* Problem requirements *
Return the full listing exactly as it is written.

* Provided material *
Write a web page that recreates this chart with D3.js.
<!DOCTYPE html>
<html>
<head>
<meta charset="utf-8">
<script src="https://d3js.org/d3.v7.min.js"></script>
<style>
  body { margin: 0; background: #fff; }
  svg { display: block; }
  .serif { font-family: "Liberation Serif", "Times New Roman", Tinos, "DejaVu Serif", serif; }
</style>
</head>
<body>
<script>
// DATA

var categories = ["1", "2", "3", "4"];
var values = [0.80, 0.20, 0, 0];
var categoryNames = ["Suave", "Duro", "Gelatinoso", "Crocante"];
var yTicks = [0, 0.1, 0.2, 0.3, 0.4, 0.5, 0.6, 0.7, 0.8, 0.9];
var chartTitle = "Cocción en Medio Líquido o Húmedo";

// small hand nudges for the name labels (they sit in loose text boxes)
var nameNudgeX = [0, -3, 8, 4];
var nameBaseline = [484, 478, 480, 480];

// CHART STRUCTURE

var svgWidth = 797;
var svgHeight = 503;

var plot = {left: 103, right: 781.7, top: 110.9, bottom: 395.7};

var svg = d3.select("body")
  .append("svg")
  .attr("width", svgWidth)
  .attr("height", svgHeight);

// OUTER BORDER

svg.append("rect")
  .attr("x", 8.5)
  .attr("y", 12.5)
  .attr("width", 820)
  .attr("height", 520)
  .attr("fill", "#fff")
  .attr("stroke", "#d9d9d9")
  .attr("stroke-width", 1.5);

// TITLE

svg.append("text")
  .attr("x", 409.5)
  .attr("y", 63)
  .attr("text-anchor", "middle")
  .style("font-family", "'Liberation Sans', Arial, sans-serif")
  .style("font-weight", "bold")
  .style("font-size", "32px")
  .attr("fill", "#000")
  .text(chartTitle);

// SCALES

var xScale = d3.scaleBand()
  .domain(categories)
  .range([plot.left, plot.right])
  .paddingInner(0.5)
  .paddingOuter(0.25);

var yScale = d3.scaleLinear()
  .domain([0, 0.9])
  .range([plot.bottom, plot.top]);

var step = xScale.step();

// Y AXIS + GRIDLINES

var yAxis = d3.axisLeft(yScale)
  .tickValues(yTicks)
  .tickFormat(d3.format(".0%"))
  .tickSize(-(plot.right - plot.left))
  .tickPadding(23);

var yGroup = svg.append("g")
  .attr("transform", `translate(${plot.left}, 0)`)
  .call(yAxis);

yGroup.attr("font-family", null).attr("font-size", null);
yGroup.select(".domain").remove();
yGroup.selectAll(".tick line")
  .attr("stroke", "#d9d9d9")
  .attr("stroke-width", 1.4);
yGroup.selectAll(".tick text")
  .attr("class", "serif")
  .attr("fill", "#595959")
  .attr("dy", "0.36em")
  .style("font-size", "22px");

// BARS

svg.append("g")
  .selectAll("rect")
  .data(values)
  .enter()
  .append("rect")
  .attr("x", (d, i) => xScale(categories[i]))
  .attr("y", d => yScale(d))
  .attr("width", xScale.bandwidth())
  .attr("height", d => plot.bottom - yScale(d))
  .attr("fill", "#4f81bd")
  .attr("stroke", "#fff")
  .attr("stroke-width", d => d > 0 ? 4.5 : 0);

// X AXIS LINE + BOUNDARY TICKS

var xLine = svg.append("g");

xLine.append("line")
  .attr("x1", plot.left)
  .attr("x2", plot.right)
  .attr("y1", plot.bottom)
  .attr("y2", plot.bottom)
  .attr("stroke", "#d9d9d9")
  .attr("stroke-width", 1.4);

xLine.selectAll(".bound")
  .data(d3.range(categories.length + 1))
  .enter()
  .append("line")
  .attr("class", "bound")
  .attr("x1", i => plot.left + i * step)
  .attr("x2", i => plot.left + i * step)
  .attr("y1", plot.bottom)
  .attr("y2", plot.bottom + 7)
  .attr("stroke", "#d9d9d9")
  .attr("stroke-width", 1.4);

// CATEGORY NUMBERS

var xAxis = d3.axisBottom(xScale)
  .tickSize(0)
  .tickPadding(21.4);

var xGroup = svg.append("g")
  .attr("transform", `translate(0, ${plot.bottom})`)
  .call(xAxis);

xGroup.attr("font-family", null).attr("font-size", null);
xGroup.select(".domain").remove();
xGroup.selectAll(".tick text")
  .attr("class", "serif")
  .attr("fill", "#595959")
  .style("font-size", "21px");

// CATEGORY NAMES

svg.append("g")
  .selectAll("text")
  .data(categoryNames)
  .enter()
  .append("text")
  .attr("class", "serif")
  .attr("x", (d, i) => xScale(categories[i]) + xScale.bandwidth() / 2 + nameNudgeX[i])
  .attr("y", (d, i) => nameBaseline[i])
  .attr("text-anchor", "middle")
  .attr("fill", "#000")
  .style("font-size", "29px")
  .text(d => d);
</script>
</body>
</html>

* Response to this task *
Write a web page that recreates this chart with D3.js.
<!DOCTYPE html>
<html>
<head>
<meta charset="utf-8">
<script src="https://d3js.org/d3.v7.min.js"></script>
<style>
  body { margin: 0; background: #fff; }
  svg { display: block; }
  .serif { font-family: "Liberation Serif", "Times New Roman", Tinos, "DejaVu Serif", serif; }
</style>
</head>
<body>
<script>
// DATA

var categories = ["1", "2", "3", "4"];
var values = [0.80, 0.20, 0, 0];
var categoryNames = ["Suave", "Duro", "Gelatinoso", "Crocante"];
var yTicks = [0, 0.1, 0.2, 0.3, 0.4, 0.5, 0.6, 0.7, 0.8, 0.9];
var chartTitle = "Cocción en Medio Líquido o Húmedo";

// small hand nudges for the name labels (they sit in loose text boxes)
var nameNudgeX = [0, -3, 8, 4];
var nameBaseline = [484, 478, 480, 480];

// CHART STRUCTURE

var svgWidth = 797;
var svgHeight = 503;

var plot = {left: 103, right: 781.7, top: 110.9, bottom: 395.7};

var svg = d3.select("body")
  .append("svg")
  .attr("width", svgWidth)
  .attr("height", svgHeight);

// OUTER BORDER

svg.append("rect")
  .attr("x", 8.5)
  .attr("y", 12.5)
  .attr("width", 820)
  .attr("height", 520)
  .attr("fill", "#fff")
  .attr("stroke", "#d9d9d9")
  .attr("stroke-width", 1.5);

// TITLE

svg.append("text")
  .attr("x", 409.5)
  .attr("y", 63)
  .attr("text-anchor", "middle")
  .style("font-family", "'Liberation Sans', Arial, sans-serif")
  .style("font-weight", "bold")
  .style("font-size", "32px")
  .attr("fill", "#000")
  .text(chartTitle);

// SCALES

var xScale = d3.scaleBand()
  .domain(categories)
  .range([plot.left, plot.right])
  .paddingInner(0.5)
  .paddingOuter(0.25);

var yScale = d3.scaleLinear()
  .domain([0, 0.9])
  .range([plot.bottom, plot.top]);

var step = xScale.step();

// Y AXIS + GRIDLINES

var yAxis = d3.axisLeft(yScale)
  .tickValues(yTicks)
  .tickFormat(d3.format(".0%"))
  .tickSize(-(plot.right - plot.left))
  .tickPadding(23);

var yGroup = svg.append("g")
  .attr("transform", `translate(${plot.left}, 0)`)
  .call(yAxis);

yGroup.attr("font-family", null).attr("font-size", null);
yGroup.select(".domain").remove();
yGroup.selectAll(".tick line")
  .attr("stroke", "#d9d9d9")
  .attr("stroke-width", 1.4);
yGroup.selectAll(".tick text")
  .attr("class", "serif")
  .attr("fill", "#595959")
  .attr("dy", "0.36em")
  .style("font-size", "22px");

// BARS

svg.append("g")
  .selectAll("rect")
  .data(values)
  .enter()
  .append("rect")
  .attr("x", (d, i) => xScale(categories[i]))
  .attr("y", d => yScale(d))
  .attr("width", xScale.bandwidth())
  .attr("height", d => plot.bottom - yScale(d))
  .attr("fill", "#4f81bd")
  .attr("stroke", "#fff")
  .attr("stroke-width", d => d > 0 ? 4.5 : 0);

// X AXIS LINE + BOUNDARY TICKS

var xLine = svg.append("g");

xLine.append("line")
  .attr("x1", plot.left)
  .attr("x2", plot.right)
  .attr("y1", plot.bottom)
  .attr("y2", plot.bottom)
  .attr("stroke", "#d9d9d9")
  .attr("stroke-width", 1.4);

xLine.selectAll(".bound")
  .data(d3.range(categories.length + 1))
  .enter()
  .append("line")
  .attr("class", "bound")
  .attr("x1", i => plot.left + i * step)
  .attr("x2", i => plot.left + i * step)
  .attr("y1", plot.bottom)
  .attr("y2", plot.bottom + 7)
  .attr("stroke", "#d9d9d9")
  .attr("stroke-width", 1.4);

// CATEGORY NUMBERS

var xAxis = d3.axisBottom(xScale)
  .tickSize(0)
  .tickPadding(21.4);

var xGroup = svg.append("g")
  .attr("transform", `translate(0, ${plot.bottom})`)
  .call(xAxis);

xGroup.attr("font-family", null).attr("font-size", null);
xGroup.select(".domain").remove();
xGroup.selectAll(".tick text")
  .attr("class", "serif")
  .attr("fill", "#595959")
  .style("font-size", "21px");

// CATEGORY NAMES

svg.append("g")
  .selectAll("text")
  .data(categoryNames)
  .enter()
  .append("text")
  .attr("class", "serif")
  .attr("x", (d, i) => xScale(categories[i]) + xScale.bandwidth() / 2 + nameNudgeX[i])
  .attr("y", (d, i) => nameBaseline[i])
  .attr("text-anchor", "middle")
  .attr("fill", "#000")
  .style("font-size", "29px")
  .text(d => d);
</script>
</body>
</html>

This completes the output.